* **Stated problem**
Reproduce every entry that follows word for word, but omit the images.

##########

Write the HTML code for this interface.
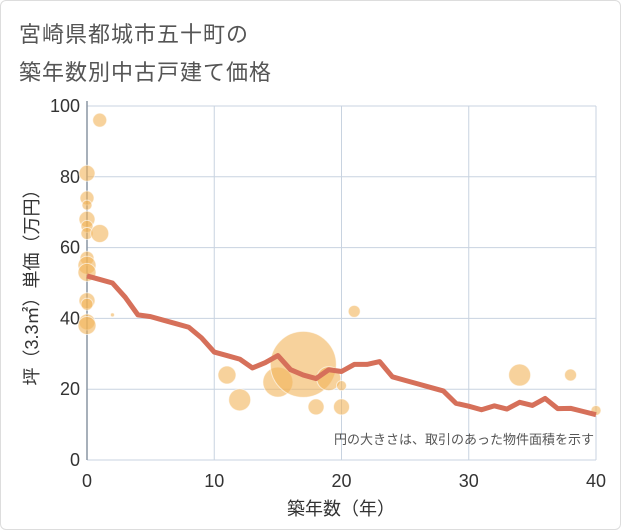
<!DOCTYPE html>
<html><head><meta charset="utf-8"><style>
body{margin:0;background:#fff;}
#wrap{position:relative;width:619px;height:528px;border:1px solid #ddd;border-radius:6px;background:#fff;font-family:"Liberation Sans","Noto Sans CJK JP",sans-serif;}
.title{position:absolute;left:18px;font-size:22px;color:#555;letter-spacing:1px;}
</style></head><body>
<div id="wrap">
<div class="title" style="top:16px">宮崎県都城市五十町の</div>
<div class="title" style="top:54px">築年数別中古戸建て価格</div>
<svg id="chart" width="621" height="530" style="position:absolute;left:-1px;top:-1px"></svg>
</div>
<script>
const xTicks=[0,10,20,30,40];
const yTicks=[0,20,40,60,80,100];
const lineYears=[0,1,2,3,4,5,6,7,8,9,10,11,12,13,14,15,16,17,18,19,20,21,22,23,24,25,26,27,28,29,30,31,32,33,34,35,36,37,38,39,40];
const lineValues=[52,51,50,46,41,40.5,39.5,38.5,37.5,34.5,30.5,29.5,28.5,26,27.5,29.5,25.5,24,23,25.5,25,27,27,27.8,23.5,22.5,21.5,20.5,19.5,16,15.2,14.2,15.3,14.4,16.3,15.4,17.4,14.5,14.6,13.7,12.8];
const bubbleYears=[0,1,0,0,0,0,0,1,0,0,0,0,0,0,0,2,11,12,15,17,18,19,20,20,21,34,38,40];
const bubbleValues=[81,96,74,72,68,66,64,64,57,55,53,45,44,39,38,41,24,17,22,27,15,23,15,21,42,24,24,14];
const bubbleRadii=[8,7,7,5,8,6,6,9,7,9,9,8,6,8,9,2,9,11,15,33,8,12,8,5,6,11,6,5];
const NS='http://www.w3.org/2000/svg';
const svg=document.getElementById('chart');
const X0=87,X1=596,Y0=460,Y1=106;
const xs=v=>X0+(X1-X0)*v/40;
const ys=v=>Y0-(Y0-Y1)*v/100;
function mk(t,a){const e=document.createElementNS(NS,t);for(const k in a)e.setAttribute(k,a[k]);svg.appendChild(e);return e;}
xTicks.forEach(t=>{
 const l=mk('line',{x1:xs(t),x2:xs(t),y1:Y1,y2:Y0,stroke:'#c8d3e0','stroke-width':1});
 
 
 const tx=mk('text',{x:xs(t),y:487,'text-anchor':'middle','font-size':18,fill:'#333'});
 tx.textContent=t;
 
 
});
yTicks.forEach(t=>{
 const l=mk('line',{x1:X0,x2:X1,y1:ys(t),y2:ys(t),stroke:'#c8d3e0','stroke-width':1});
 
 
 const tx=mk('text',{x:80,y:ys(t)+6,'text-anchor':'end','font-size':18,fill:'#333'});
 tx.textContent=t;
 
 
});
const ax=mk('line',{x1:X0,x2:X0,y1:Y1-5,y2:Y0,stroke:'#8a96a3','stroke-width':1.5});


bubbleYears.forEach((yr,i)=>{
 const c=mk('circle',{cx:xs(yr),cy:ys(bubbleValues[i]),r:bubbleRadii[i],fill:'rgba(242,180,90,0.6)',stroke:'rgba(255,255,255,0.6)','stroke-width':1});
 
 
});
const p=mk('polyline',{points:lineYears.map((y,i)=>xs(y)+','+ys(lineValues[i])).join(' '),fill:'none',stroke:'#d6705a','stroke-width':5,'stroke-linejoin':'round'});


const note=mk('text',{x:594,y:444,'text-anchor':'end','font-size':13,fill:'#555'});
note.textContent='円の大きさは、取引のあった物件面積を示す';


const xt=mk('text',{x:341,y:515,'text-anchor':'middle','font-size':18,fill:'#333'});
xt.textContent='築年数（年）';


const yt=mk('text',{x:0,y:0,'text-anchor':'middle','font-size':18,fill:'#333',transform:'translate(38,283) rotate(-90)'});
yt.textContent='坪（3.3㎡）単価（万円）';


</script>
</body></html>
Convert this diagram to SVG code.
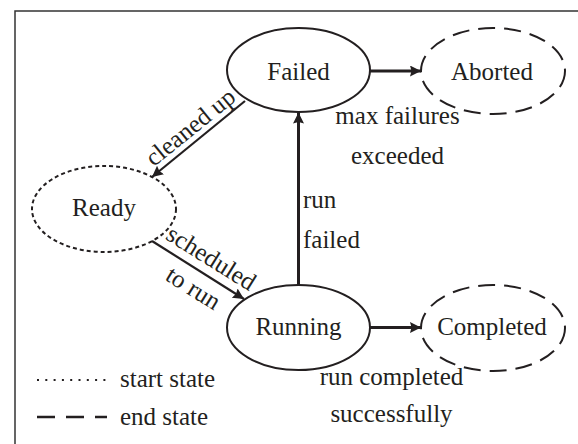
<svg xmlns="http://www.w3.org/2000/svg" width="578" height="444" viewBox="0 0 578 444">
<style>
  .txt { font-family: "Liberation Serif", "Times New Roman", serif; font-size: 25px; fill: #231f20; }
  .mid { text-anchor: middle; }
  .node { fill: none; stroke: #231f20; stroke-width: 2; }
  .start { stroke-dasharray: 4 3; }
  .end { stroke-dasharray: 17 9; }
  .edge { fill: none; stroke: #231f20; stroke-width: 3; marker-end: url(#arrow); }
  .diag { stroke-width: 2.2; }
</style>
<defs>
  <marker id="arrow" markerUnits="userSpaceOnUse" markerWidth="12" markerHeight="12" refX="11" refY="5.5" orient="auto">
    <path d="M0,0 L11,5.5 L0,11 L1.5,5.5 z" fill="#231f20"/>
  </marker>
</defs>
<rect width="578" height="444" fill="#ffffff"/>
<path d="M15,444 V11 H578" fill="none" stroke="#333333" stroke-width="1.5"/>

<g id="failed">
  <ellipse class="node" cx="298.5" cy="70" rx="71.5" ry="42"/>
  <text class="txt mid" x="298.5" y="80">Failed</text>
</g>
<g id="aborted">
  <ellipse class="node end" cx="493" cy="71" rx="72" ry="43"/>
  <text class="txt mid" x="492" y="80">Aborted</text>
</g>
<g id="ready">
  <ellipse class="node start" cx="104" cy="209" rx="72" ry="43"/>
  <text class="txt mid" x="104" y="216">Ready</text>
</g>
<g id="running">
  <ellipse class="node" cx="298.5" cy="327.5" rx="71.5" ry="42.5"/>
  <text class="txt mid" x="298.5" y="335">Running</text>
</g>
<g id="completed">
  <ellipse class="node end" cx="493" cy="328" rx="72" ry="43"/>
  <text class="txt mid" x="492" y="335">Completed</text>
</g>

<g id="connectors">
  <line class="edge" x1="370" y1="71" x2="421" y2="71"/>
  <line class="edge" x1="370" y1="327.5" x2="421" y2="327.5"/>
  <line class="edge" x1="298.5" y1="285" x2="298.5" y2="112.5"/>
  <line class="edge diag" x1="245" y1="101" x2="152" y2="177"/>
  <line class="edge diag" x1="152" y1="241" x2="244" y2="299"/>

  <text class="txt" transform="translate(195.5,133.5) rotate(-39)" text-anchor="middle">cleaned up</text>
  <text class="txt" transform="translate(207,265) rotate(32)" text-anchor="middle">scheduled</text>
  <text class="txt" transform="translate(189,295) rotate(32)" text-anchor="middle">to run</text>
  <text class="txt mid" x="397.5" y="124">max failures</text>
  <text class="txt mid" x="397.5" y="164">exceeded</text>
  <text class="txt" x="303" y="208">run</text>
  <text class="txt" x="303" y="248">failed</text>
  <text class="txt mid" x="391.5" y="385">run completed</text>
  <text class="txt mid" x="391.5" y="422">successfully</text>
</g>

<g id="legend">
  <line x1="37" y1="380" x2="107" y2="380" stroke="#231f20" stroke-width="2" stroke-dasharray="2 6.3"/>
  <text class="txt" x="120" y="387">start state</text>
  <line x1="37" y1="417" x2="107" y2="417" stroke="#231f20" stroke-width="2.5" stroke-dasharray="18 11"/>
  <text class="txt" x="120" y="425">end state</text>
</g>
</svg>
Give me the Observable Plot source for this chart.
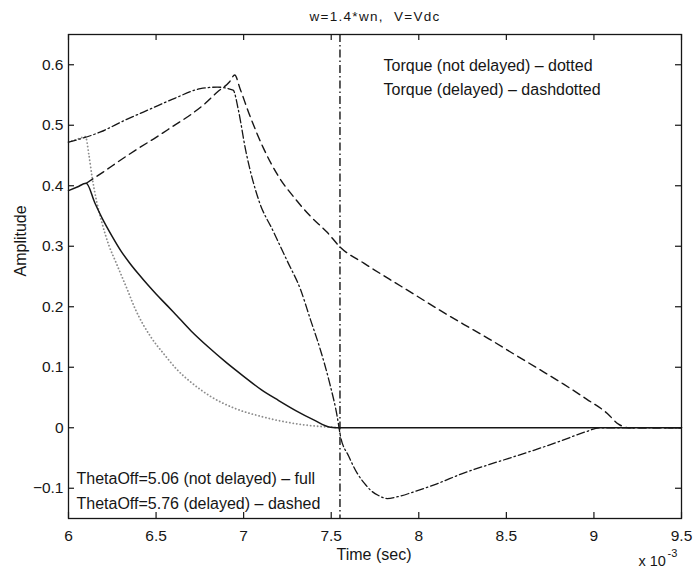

##########

* **Answer in full**
Write the HTML code for this interface.
<!DOCTYPE html>
<html><head><meta charset="utf-8"><style>
body{margin:0;background:#fff;}
#wrap{position:relative;width:619px;height:528px;border:1px solid #ddd;border-radius:6px;background:#fff;font-family:"Liberation Sans","Noto Sans CJK JP",sans-serif;}
.title{position:absolute;left:18px;font-size:22px;color:#555;letter-spacing:1px;}
</style></head><body>
<div id="wrap">
<div class="title" style="top:16px">宮崎県都城市五十町の</div>
<div class="title" style="top:54px">築年数別中古戸建て価格</div>
<svg id="chart" width="621" height="530" style="position:absolute;left:-1px;top:-1px"></svg>
</div>
<script>
const xTicks=[0,10,20,30,40];
const yTicks=[0,20,40,60,80,100];
const lineYears=[0,1,2,3,4,5,6,7,8,9,10,11,12,13,14,15,16,17,18,19,20,21,22,23,24,25,26,27,28,29,30,31,32,33,34,35,36,37,38,39,40];
const lineValues=[52,51,50,46,41,40.5,39.5,38.5,37.5,34.5,30.5,29.5,28.5,26,27.5,29.5,25.5,24,23,25.5,25,27,27,27.8,23.5,22.5,21.5,20.5,19.5,16,15.2,14.2,15.3,14.4,16.3,15.4,17.4,14.5,14.6,13.7,12.8];
const bubbleYears=[0,1,0,0,0,0,0,1,0,0,0,0,0,0,0,2,11,12,15,17,18,19,20,20,21,34,38,40];
const bubbleValues=[81,96,74,72,68,66,64,64,57,55,53,45,44,39,38,41,24,17,22,27,15,23,15,21,42,24,24,14];
const bubbleRadii=[8,7,7,5,8,6,6,9,7,9,9,8,6,8,9,2,9,11,15,33,8,12,8,5,6,11,6,5];
const NS='http://www.w3.org/2000/svg';
const svg=document.getElementById('chart');
const X0=87,X1=596,Y0=460,Y1=106;
const xs=v=>X0+(X1-X0)*v/40;
const ys=v=>Y0-(Y0-Y1)*v/100;
function mk(t,a){const e=document.createElementNS(NS,t);for(const k in a)e.setAttribute(k,a[k]);svg.appendChild(e);return e;}
xTicks.forEach(t=>{
 const l=mk('line',{x1:xs(t),x2:xs(t),y1:Y1,y2:Y0,stroke:'#c8d3e0','stroke-width':1});
 
 
 const tx=mk('text',{x:xs(t),y:487,'text-anchor':'middle','font-size':18,fill:'#333'});
 tx.textContent=t;
 
 
});
yTicks.forEach(t=>{
 const l=mk('line',{x1:X0,x2:X1,y1:ys(t),y2:ys(t),stroke:'#c8d3e0','stroke-width':1});
 
 
 const tx=mk('text',{x:80,y:ys(t)+6,'text-anchor':'end','font-size':18,fill:'#333'});
 tx.textContent=t;
 
 
});
const ax=mk('line',{x1:X0,x2:X0,y1:Y1-5,y2:Y0,stroke:'#8a96a3','stroke-width':1.5});


bubbleYears.forEach((yr,i)=>{
 const c=mk('circle',{cx:xs(yr),cy:ys(bubbleValues[i]),r:bubbleRadii[i],fill:'rgba(242,180,90,0.6)',stroke:'rgba(255,255,255,0.6)','stroke-width':1});
 
 
});
const p=mk('polyline',{points:lineYears.map((y,i)=>xs(y)+','+ys(lineValues[i])).join(' '),fill:'none',stroke:'#d6705a','stroke-width':5,'stroke-linejoin':'round'});


const note=mk('text',{x:594,y:444,'text-anchor':'end','font-size':13,fill:'#555'});
note.textContent='円の大きさは、取引のあった物件面積を示す';


const xt=mk('text',{x:341,y:515,'text-anchor':'middle','font-size':18,fill:'#333'});
xt.textContent='築年数（年）';


const yt=mk('text',{x:0,y:0,'text-anchor':'middle','font-size':18,fill:'#333',transform:'translate(38,283) rotate(-90)'});
yt.textContent='坪（3.3㎡）単価（万円）';


</script>
</body></html>
Convert this diagram to SVG code.
<svg xmlns="http://www.w3.org/2000/svg" width="578" height="444" viewBox="0 0 578 444">
<style>
  .txt { font-family: "Liberation Serif", "Times New Roman", serif; font-size: 25px; fill: #231f20; }
  .mid { text-anchor: middle; }
  .node { fill: none; stroke: #231f20; stroke-width: 2; }
  .start { stroke-dasharray: 4 3; }
  .end { stroke-dasharray: 17 9; }
  .edge { fill: none; stroke: #231f20; stroke-width: 3; marker-end: url(#arrow); }
  .diag { stroke-width: 2.2; }
</style>
<defs>
  <marker id="arrow" markerUnits="userSpaceOnUse" markerWidth="12" markerHeight="12" refX="11" refY="5.5" orient="auto">
    <path d="M0,0 L11,5.5 L0,11 L1.5,5.5 z" fill="#231f20"/>
  </marker>
</defs>
<rect width="578" height="444" fill="#ffffff"/>
<path d="M15,444 V11 H578" fill="none" stroke="#333333" stroke-width="1.5"/>

<g id="failed">
  <ellipse class="node" cx="298.5" cy="70" rx="71.5" ry="42"/>
  <text class="txt mid" x="298.5" y="80">Failed</text>
</g>
<g id="aborted">
  <ellipse class="node end" cx="493" cy="71" rx="72" ry="43"/>
  <text class="txt mid" x="492" y="80">Aborted</text>
</g>
<g id="ready">
  <ellipse class="node start" cx="104" cy="209" rx="72" ry="43"/>
  <text class="txt mid" x="104" y="216">Ready</text>
</g>
<g id="running">
  <ellipse class="node" cx="298.5" cy="327.5" rx="71.5" ry="42.5"/>
  <text class="txt mid" x="298.5" y="335">Running</text>
</g>
<g id="completed">
  <ellipse class="node end" cx="493" cy="328" rx="72" ry="43"/>
  <text class="txt mid" x="492" y="335">Completed</text>
</g>

<g id="connectors">
  <line class="edge" x1="370" y1="71" x2="421" y2="71"/>
  <line class="edge" x1="370" y1="327.5" x2="421" y2="327.5"/>
  <line class="edge" x1="298.5" y1="285" x2="298.5" y2="112.5"/>
  <line class="edge diag" x1="245" y1="101" x2="152" y2="177"/>
  <line class="edge diag" x1="152" y1="241" x2="244" y2="299"/>

  <text class="txt" transform="translate(195.5,133.5) rotate(-39)" text-anchor="middle">cleaned up</text>
  <text class="txt" transform="translate(207,265) rotate(32)" text-anchor="middle">scheduled</text>
  <text class="txt" transform="translate(189,295) rotate(32)" text-anchor="middle">to run</text>
  <text class="txt mid" x="397.5" y="124">max failures</text>
  <text class="txt mid" x="397.5" y="164">exceeded</text>
  <text class="txt" x="303" y="208">run</text>
  <text class="txt" x="303" y="248">failed</text>
  <text class="txt mid" x="391.5" y="385">run completed</text>
  <text class="txt mid" x="391.5" y="422">successfully</text>
</g>

<g id="legend">
  <line x1="37" y1="380" x2="107" y2="380" stroke="#231f20" stroke-width="2" stroke-dasharray="2 6.3"/>
  <text class="txt" x="120" y="387">start state</text>
  <line x1="37" y1="417" x2="107" y2="417" stroke="#231f20" stroke-width="2.5" stroke-dasharray="18 11"/>
  <text class="txt" x="120" y="425">end state</text>
</g>
</svg>
Give me the Observable Plot source for this chart.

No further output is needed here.